* **DATA SHOWN**:
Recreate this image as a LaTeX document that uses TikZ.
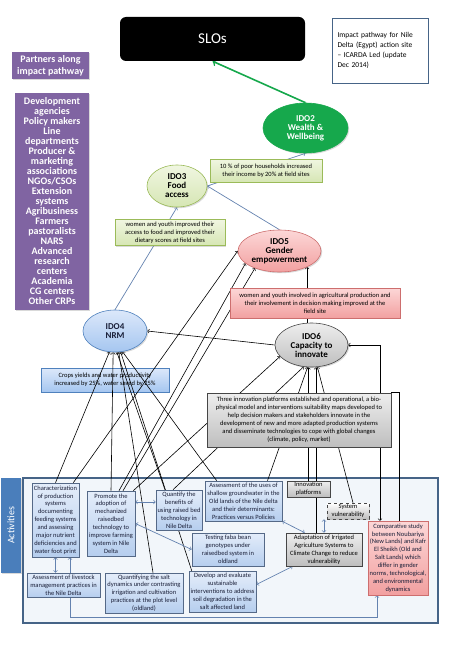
\documentclass[tikz,border=0pt]{standalone}
\usepackage{fontspec}
\setmainfont{Carlito}
\usetikzlibrary{shapes.geometric,shadows}
\pgfdeclarelayer{back}
\pgfdeclarelayer{wires}
\pgfsetlayers{back,wires,main}
\definecolor{purp}{RGB}{128,100,162}
\definecolor{wealth}{RGB}{22,168,76}
\definecolor{grnline}{RGB}{155,187,89}
\definecolor{grntop}{RGB}{240,246,225}
\definecolor{grnbot}{RGB}{214,230,180}
\definecolor{pinkline}{RGB}{205,110,110}
\definecolor{pinktop}{RGB}{252,215,215}
\definecolor{pinkbot}{RGB}{242,160,160}
\definecolor{greyline}{RGB}{70,70,70}
\definecolor{greytop}{RGB}{238,238,238}
\definecolor{greybot}{RGB}{190,190,190}
\definecolor{blueline}{RGB}{79,129,189}
\definecolor{bluetop}{RGB}{220,232,250}
\definecolor{bluebot}{RGB}{165,198,240}
\definecolor{actline}{RGB}{85,105,135}
\definecolor{acttop}{RGB}{228,237,250}
\definecolor{actbot}{RGB}{182,206,238}
\definecolor{actink}{RGB}{25,30,55}
\definecolor{framefill}{RGB}{242,246,250}
\definecolor{frameline}{RGB}{70,100,135}
\definecolor{tab}{RGB}{74,126,187}
\definecolor{arrowblue}{RGB}{100,130,175}
\begin{document}
\begin{tikzpicture}[
x=1pt,y=-1pt,
>=to,
small/.style={font=\fontsize{6.5}{7.9}\selectfont},
shadowed/.style={drop shadow={shadow xshift=1.2pt,shadow yshift=-1.2pt,opacity=0.3}},
thing/.style={rectangle,draw,line width=0.6pt,small,align=center,inner sep=1pt,shadowed},
act/.style={thing,draw=actline,top color=acttop,bottom color=actbot,text=actink},
greybox/.style={thing,draw=greyline,top color=greytop,bottom color=greybot,text=black},
ido/.style={ellipse,draw,line width=0.6pt,inner sep=0pt,align=center,shadowed,font=\fontsize{9}{9}\selectfont\bfseries},
partner/.style={rectangle,fill=purp,text=white,align=center,shadowed,font=\fontsize{10}{10}\selectfont\bfseries},
line/.style={draw,line width=0.6pt,->},
line2/.style={draw,arrowblue,line width=0.7pt,->},
both/.style={draw,arrowblue,line width=0.7pt,<->}
]
\useasboundingbox (0,0) rectangle (450,650);

\begin{pgfonlayer}{back}
\node[rectangle,draw=frameline,line width=1.2pt,fill=framefill,minimum width=415,minimum height=145] (frame) at (230.5,550.5) {};
\node[thing,draw=blueline,top color=bluetop,bottom color=bluebot,minimum width=128,minimum height=24] (crops) at (105,380) {Crops yields and water productivity\\increased by 25\%, water saved by 25\%};
\end{pgfonlayer}

\node[rectangle,rounded corners=6,fill=black,text=white,minimum width=185,minimum height=44,font=\fontsize{15}{15}\selectfont] (slo) at (212.5,39) {SLOs};
\node[rectangle,draw=frameline,line width=0.9pt,fill=white,text width=86,minimum height=65,inner sep=5,align=left,font=\fontsize{7.5}{10}\selectfont] (title) at (380.5,50.5) {Impact pathway for Nile\\Delta (Egypt) action site\\– ICARDA Led (update\\Dec 2014)};
\node[partner,minimum width=77,minimum height=27,font=\fontsize{10}{12}\selectfont\bfseries] (partners) at (50.5,65.5) {Partners along\\impact pathway};
\node[partner,minimum width=74,minimum height=217] (list) at (52,201.5) {Development\\agencies\\Policy makers\\Line\\departments\\Producer \&\\marketing\\associations\\NGOs/CSOs\\Extension\\systems\\Agribusiness\\Farmers\\pastoralists\\NARS\\Advanced\\research\\centers\\Academia\\CG centers\\Other CRPs};

\node[ido,fill=wealth,draw=wealth,text=white,minimum width=85,minimum height=50] (ido2) at (305.5,128) {IDO2\\Wealth \&\\Wellbeing};
\node[ido,draw=grnline,top color=grntop,bottom color=grnbot,minimum width=60,minimum height=42] (ido3) at (177,186) {IDO3\\Food\\access};
\node[ido,draw=pinkline,top color=pinktop,bottom color=pinkbot,minimum width=83,minimum height=42] (ido5) at (279.5,251) {IDO5\\Gender\\empowerment};
\node[ido,draw=blueline,top color=bluetop,bottom color=bluebot,text=actink,minimum width=64,minimum height=42] (ido4) at (115,331) {IDO4\\NRM};
\node[ido,draw=greyline,top color=greytop,bottom color=greybot,minimum width=73,minimum height=44] (ido6) at (311.5,345) {IDO6\\Capacity to\\innovate};

\node[thing,draw=grnline,top color=grntop,bottom color=grnbot,minimum width=112,minimum height=23] (income) at (266,170.5) {10 \% of poor households increased\\their income by 20\% at field sites};
\node[thing,draw=grnline,top color=grntop,bottom color=grnbot,minimum width=110,minimum height=26] (food) at (170,232.5) {women and youth improved their\\access to food  and  improved their\\dietary scores at field sites};
\node[thing,draw=pinkline,top color=pinktop,bottom color=pinkbot,minimum width=170,minimum height=30] (gender) at (315,303) {women and youth involved in agricultural production and\\their involvement in decision making improved at  the\\field site};
\node[greybox,minimum width=184,minimum height=54] (platforms) at (299,420) {Three  innovation platforms established and operational, a bio-\\physical model and interventions suitability maps developed to\\help decision makers and stakeholders innovate in the\\development of new and more adapted production systems\\and disseminate technologies to cope with global changes\\(climate, policy, market)};

\node[rectangle,fill=tab,text=white,minimum width=95,minimum height=20,rotate=90,shadowed,font=\fontsize{10}{10}\selectfont] (tab) at (11,525.5) {Activities};
\node[act,minimum width=47,minimum height=74] (a1) at (55.5,520) {Characterization\\of production\\systems\\documenting\\feeding systems\\and assessing\\major nutrient\\deficiencies and\\water foot print};
\node[act,minimum width=48,minimum height=65] (a2) at (111,523.5) {Promote the\\adoption of\\mechanized\\raisedbed\\technology to\\improve farming\\system in Nile\\Delta};
\node[act,minimum width=46,minimum height=40] (a3) at (179,510) {Quantify the\\benefits of\\using raised bed\\technology in\\Nile Delta};
\node[act,minimum width=77,minimum height=40] (a4) at (243.5,501) {Assessment of the uses of\\shallow groundwater in the\\Old lands of the Nile delta\\and their determinants:\\Practices versus Policies};
\node[greybox,minimum width=43,minimum height=16] (a5) at (308.5,489) {Innovation\\platforms};
\node[greybox,dashed,top color=white,minimum width=42,minimum height=16] (a6) at (348,511) {System\\vulnerability};
\node[act,minimum width=72,minimum height=33] (a7) at (228,549.5) {Testing faba bean\\genotypes under\\raisedbed system in\\oldland};
\node[greybox,minimum width=76,minimum height=33] (a8) at (324,549.5) {Adaptation of Irrigated\\Agriculture Systems to\\Climate Change to reduce\\vulnerability};
\node[thing,draw=pinkline,top color=pinktop,bottom color=pinkbot,text=actink,minimum width=60,minimum height=74] (a9) at (398,558) {Comparative study\\between Noubariya\\(New Lands) and Kafr\\El Sheikh (Old and\\Salt Lands) which\\differ in gender\\norms, technological,\\and environmental\\dynamics};
\node[act,minimum width=73,minimum height=24] (a10) at (63.5,585) {Assessment of  livestock\\management practices in\\the Nile Delta};
\node[act,minimum width=78,minimum height=40] (a11) at (144,593) {Quantifying the salt\\dynamics under contrasting\\irrigation and cultivation\\practices at the plot level\\(oldland)};
\node[act,minimum width=67,minimum height=41] (a12) at (222.5,591.5) {Develop and evaluate\\sustainable\\interventions to address\\soil degradation in the\\salt affected land};

\begin{pgfonlayer}{wires}
\path[draw,wealth,line width=1.6pt,->] (ido2.north) -- (slo.south);
\path[line2] (ido3.east) -- (ido2.south);
\path[line2] (ido5.north) -- (ido3.east);
\path[line2] (ido4.north) -- (ido3.south);
\path[line] (ido6.west) -- (ido4.east);
\path[line] (ido6.north -| ido5.-30) -- (ido5.-30);
\path[line] (a1.north) -- (ido4.-105);
\path[line] (a2.north) -- (ido4.-95);
\path[line] ([xshift=-14]a3.north) -- (ido4.-85);
\path[line] ([xshift=9]a11.north) -- (ido4.-80);
\path[line] ([xshift=3]a12.north west) -- (ido4.-75);
\path[line] ([xshift=12]a4.north west) -- (ido4.-70);
\path[line] ([xshift=-6]a1.north east) -- (ido5.west);
\path[line] ([xshift=8]a2.north) -- (ido5.200);
\path[line] ([xshift=12]a2.north) -- (ido5.215);
\path[line] ([xshift=-2]a2.north east) -- (ido6.200);
\path[line] ([xshift=-6]a3.north) -- (ido6.250);
\path[line] ([xshift=24]a4.north) -- (ido6.260);
\path[line] (a5.north) -- (a5.north |- ido6.south);
\path[line] ([xshift=-8]a8.north) -- ([xshift=-8]a8.north |- ido6.south);
\path[line] ([xshift=5]a6.north) -- (ido6.285);
\path[line,<->] (ido6.east) -| ([xshift=-18]a9.north);
\path[draw,line width=0.6pt] ([xshift=1]a9.north) |- (platforms.north east);
\path[both] (a1.south) -- (a1.south |- a10.north);
\path[both] ([yshift=8]a3.west -| a2.east) -- ([yshift=8]a3.west);
\path[both] (a2.east) -- (a7.west);
\path[both] (a4.south east) -- ([xshift=19]a8.north west);
\path[both] ([yshift=7]a12.east) -- ([xshift=7]a8.south west);
\path[both] (a8.north) -- (a8.north |- a6.south);
\path[both] ([xshift=14.5]a1.south) -- ++(0,60) -| ([xshift=-21]a9.south);
\end{pgfonlayer}

\end{tikzpicture}
\end{document}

* **GIVEN INSTRUCTION**:
Without the pictures, return the listing above from its first line through the line that has "(0,0) rectangle (450,650);".

* **RESPONSE BELOW**:
Recreate this image as a LaTeX document that uses TikZ.
\documentclass[tikz,border=0pt]{standalone}
\usepackage{fontspec}
\setmainfont{Carlito}
\usetikzlibrary{shapes.geometric,shadows}
\pgfdeclarelayer{back}
\pgfdeclarelayer{wires}
\pgfsetlayers{back,wires,main}
\definecolor{purp}{RGB}{128,100,162}
\definecolor{wealth}{RGB}{22,168,76}
\definecolor{grnline}{RGB}{155,187,89}
\definecolor{grntop}{RGB}{240,246,225}
\definecolor{grnbot}{RGB}{214,230,180}
\definecolor{pinkline}{RGB}{205,110,110}
\definecolor{pinktop}{RGB}{252,215,215}
\definecolor{pinkbot}{RGB}{242,160,160}
\definecolor{greyline}{RGB}{70,70,70}
\definecolor{greytop}{RGB}{238,238,238}
\definecolor{greybot}{RGB}{190,190,190}
\definecolor{blueline}{RGB}{79,129,189}
\definecolor{bluetop}{RGB}{220,232,250}
\definecolor{bluebot}{RGB}{165,198,240}
\definecolor{actline}{RGB}{85,105,135}
\definecolor{acttop}{RGB}{228,237,250}
\definecolor{actbot}{RGB}{182,206,238}
\definecolor{actink}{RGB}{25,30,55}
\definecolor{framefill}{RGB}{242,246,250}
\definecolor{frameline}{RGB}{70,100,135}
\definecolor{tab}{RGB}{74,126,187}
\definecolor{arrowblue}{RGB}{100,130,175}
\begin{document}
\begin{tikzpicture}[
x=1pt,y=-1pt,
>=to,
small/.style={font=\fontsize{6.5}{7.9}\selectfont},
shadowed/.style={drop shadow={shadow xshift=1.2pt,shadow yshift=-1.2pt,opacity=0.3}},
thing/.style={rectangle,draw,line width=0.6pt,small,align=center,inner sep=1pt,shadowed},
act/.style={thing,draw=actline,top color=acttop,bottom color=actbot,text=actink},
greybox/.style={thing,draw=greyline,top color=greytop,bottom color=greybot,text=black},
ido/.style={ellipse,draw,line width=0.6pt,inner sep=0pt,align=center,shadowed,font=\fontsize{9}{9}\selectfont\bfseries},
partner/.style={rectangle,fill=purp,text=white,align=center,shadowed,font=\fontsize{10}{10}\selectfont\bfseries},
line/.style={draw,line width=0.6pt,->},
line2/.style={draw,arrowblue,line width=0.7pt,->},
both/.style={draw,arrowblue,line width=0.7pt,<->}
]
\useasboundingbox (0,0) rectangle (450,650);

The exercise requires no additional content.